Parallelamente all’epistemologia della differenza di genere (che ha oggi nelle nostre istituzioni il posto che aveva il dogma della natura divina di Cristo nel medioevo), la scuola funziona secondo un’antropologia essenzialista. L’idiota è un idiota, la checca è una checca. La scuola è uno spazio di controllo e dominazione, di esame minuzioso, diagnosi e sanzione. Presuppone un soggetto unico e monolitico, che deve imparare ma che non può e non deve cambiare.

Allo stesso tempo, la scuola è la più brutale e passiva scuola di eterosessualità. Apparentemente asessuali, le scuole medie superiori valorizzano e fomentano il desiderio eterosessuale e la teatralizzazione corporale e linguistica dei codici dell’eterosessualità normativa.

Ecco alcuni possibili nomi delle materie insegnate negli stabilimenti scolastici: “principi di maschilismo”, “introduzione allo stupro”, “laboratorio pratico d’omofobia e transfobia”. Un recente studio condotto in Francia ha mostrato che gli insulti più utilizzati dagli allievi, perché considerati più offensivi, sono pédé (finocchio) per i ragazzi e salope (puttana) per le ragazze.

Per farla finita con questa scuola assassina è necessario stabilire dei nuovi protocolli di prevenzione dell’esclusione e della violenza di genere in tutti gli stabilimenti scolastici. Non penso al sogno umanista di una scuola inclusiva (e al suo motto “tolleriamo la differenza e tolleriamo il malato affinché si adatti”).

Al contrario occorre degerarchizzare e denormalizzare la scuola, introdurre eterogeneità e creatività nei suoi processi istituzionali.

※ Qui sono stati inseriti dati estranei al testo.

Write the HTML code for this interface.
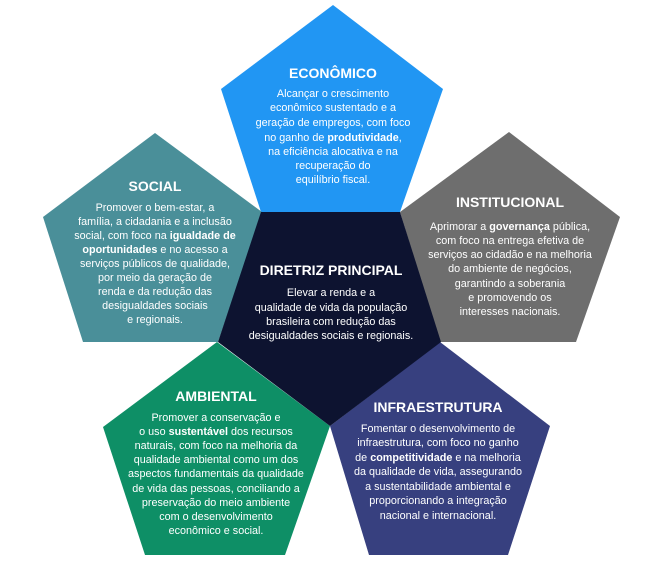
<!DOCTYPE html>
<html><head><meta charset="utf-8"><style>
html,body{margin:0;padding:0;background:#fff;width:663px;height:562px;overflow:hidden}
svg{display:block}
text{font-family:"Liberation Sans",sans-serif;fill:#fff;text-anchor:middle}
.t{font-size:14px;font-weight:bold}
.b{font-size:10.8px}
.s{font-weight:bold}
</style></head><body>
<svg width="663" height="562" viewBox="0 0 663 562" xmlns="http://www.w3.org/2000/svg">
<polygon points="333,5 443,89 400,212 261,212 221,89" fill="#2196F3"/>
<polygon points="155,133 262,212 218,342 83,342 43,217" fill="#4A8F99"/>
<polygon points="509,132 620,217 576,342 440,342 400,212" fill="#6E6E6E"/>
<polygon points="217,342 330,426 285,555 145,555 103,427" fill="#0E8F66"/>
<polygon points="440,342 550,426 508,555 369,555 330,426" fill="#37407F"/>
<polygon points="261,212 400,212 441,342 330,426 218,342" fill="#0D1330"/>

<text class="t" x="333" y="78">ECONÔMICO</text>
<text class="b" x="333" y="97">Alcançar o crescimento</text>
<text class="b" x="333" y="111">econômico sustentado e a</text>
<text class="b" x="333" y="126">geração de empregos, com foco</text>
<text class="b" x="333" y="141">no ganho de <tspan class="s">produtividade</tspan>,</text>
<text class="b" x="333" y="155">na eficiência alocativa e na</text>
<text class="b" x="333" y="169">recuperação do</text>
<text class="b" x="333" y="183">equilíbrio fiscal.</text>

<text class="t" x="155" y="191">SOCIAL</text>
<text class="b" x="155" y="211">Promover o bem-estar, a</text>
<text class="b" x="155" y="225">família, a cidadania e a inclusão</text>
<text class="b" x="155" y="239">social, com foco na <tspan class="s">igualdade de</tspan></text>
<text class="b" x="155" y="253"><tspan class="s">oportunidades</tspan> e no acesso a</text>
<text class="b" x="155" y="267">serviços públicos de qualidade,</text>
<text class="b" x="155" y="281">por meio da geração de</text>
<text class="b" x="155" y="295">renda e da redução das</text>
<text class="b" x="155" y="309">desigualdades sociais</text>
<text class="b" x="155" y="323">e regionais.</text>

<text class="t" x="331" y="275">DIRETRIZ PRINCIPAL</text>
<text class="b" x="331" y="296">Elevar a renda e a</text>
<text class="b" x="331" y="311">qualidade de vida da população</text>
<text class="b" x="331" y="325">brasileira com redução das</text>
<text class="b" x="331" y="339">desigualdades sociais e regionais.</text>

<text class="t" x="510" y="207">INSTITUCIONAL</text>
<text class="b" x="510" y="230">Aprimorar a <tspan class="s">governança</tspan> pública,</text>
<text class="b" x="510" y="244">com foco na entrega efetiva de</text>
<text class="b" x="510" y="258">serviços ao cidadão e na melhoria</text>
<text class="b" x="510" y="272">do ambiente de negócios,</text>
<text class="b" x="510" y="287">garantindo a soberania</text>
<text class="b" x="510" y="301">e promovendo os</text>
<text class="b" x="510" y="315">interesses nacionais.</text>

<text class="t" x="438" y="412">INFRAESTRUTURA</text>
<text class="b" x="438" y="432">Fomentar o desenvolvimento de</text>
<text class="b" x="438" y="446">infraestrutura, com foco no ganho</text>
<text class="b" x="438" y="461">de <tspan class="s">competitividade</tspan> e na melhoria</text>
<text class="b" x="438" y="475">da qualidade de vida, assegurando</text>
<text class="b" x="438" y="490">a sustentabilidade ambiental e</text>
<text class="b" x="438" y="504">proporcionando a integração</text>
<text class="b" x="438" y="519">nacional e internacional.</text>

<text class="t" x="216" y="401">AMBIENTAL</text>
<text class="b" x="216" y="421">Promover a conservação e</text>
<text class="b" x="216" y="435">o uso <tspan class="s">sustentável</tspan> dos recursos</text>
<text class="b" x="216" y="449">naturais, com foco na melhoria da</text>
<text class="b" x="216" y="463">qualidade ambiental como um dos</text>
<text class="b" x="216" y="477">aspectos fundamentais da qualidade</text>
<text class="b" x="216" y="492">de vida das pessoas, conciliando a</text>
<text class="b" x="216" y="506">preservação do meio ambiente</text>
<text class="b" x="216" y="520">com o desenvolvimento</text>
<text class="b" x="216" y="534">econômico e social.</text>
</svg>
</body></html>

Il problema non è la transessualità, ma la relazione costitutiva tra pedagogia, violenza e normalità. Non era Alan a essere malato. È l’istituzione, è il liceo a essere malato e a dover essere curato, sottoponendosi a un processo che potremmo chiamare, riprendendo Francesc Tosquelles e Felix Guattari, “di terapia istituzionale”.

Per salvare Alan ci sarebbe voluta una pedagogia queer in grado di confrontarsi con l’incertezza e con l’eterogeneità, di concepire la soggettività sessuale e quella di genere come processi aperti e non come identità chiuse.

Di fronte a una scuola assassina è necessario creare una rete d’istituti in fuga, una trama di scuole trans-femministe-queer che accolgano i minori vittime d’esclusione e di molestie nelle loro scuole, ma anche tutti i bambini che preferiscono la sperimentazione alla norma.

Questi spazi non sarebbero sufficienti, ma diventerebbero dei rifugi dove i bambini e gli adolescenti sarebbero protetti dalla violenza istituzionale. A New York, per esempio, nel 2002 è stato aperto il liceo Harvey Milk (in omaggio all’attivista gay assassinato nel 1978 a San Francisco), che accoglie 110 studenti queer e trans che sono stati vittime di molestie e d’esclusione nelle scuole che frequentavano in precedenza.

Voglio immagine un’istituzione educativa più attenta alla singolarità dell’allievo che alla preservazione della norma. Una scuola microrivoluzionaria dove sia possibile favorire una moltitudine di processi di soggettivizzazione individuale. Voglio immaginare una scuola nella quale Alan sarebbe potuto rimanere vivo.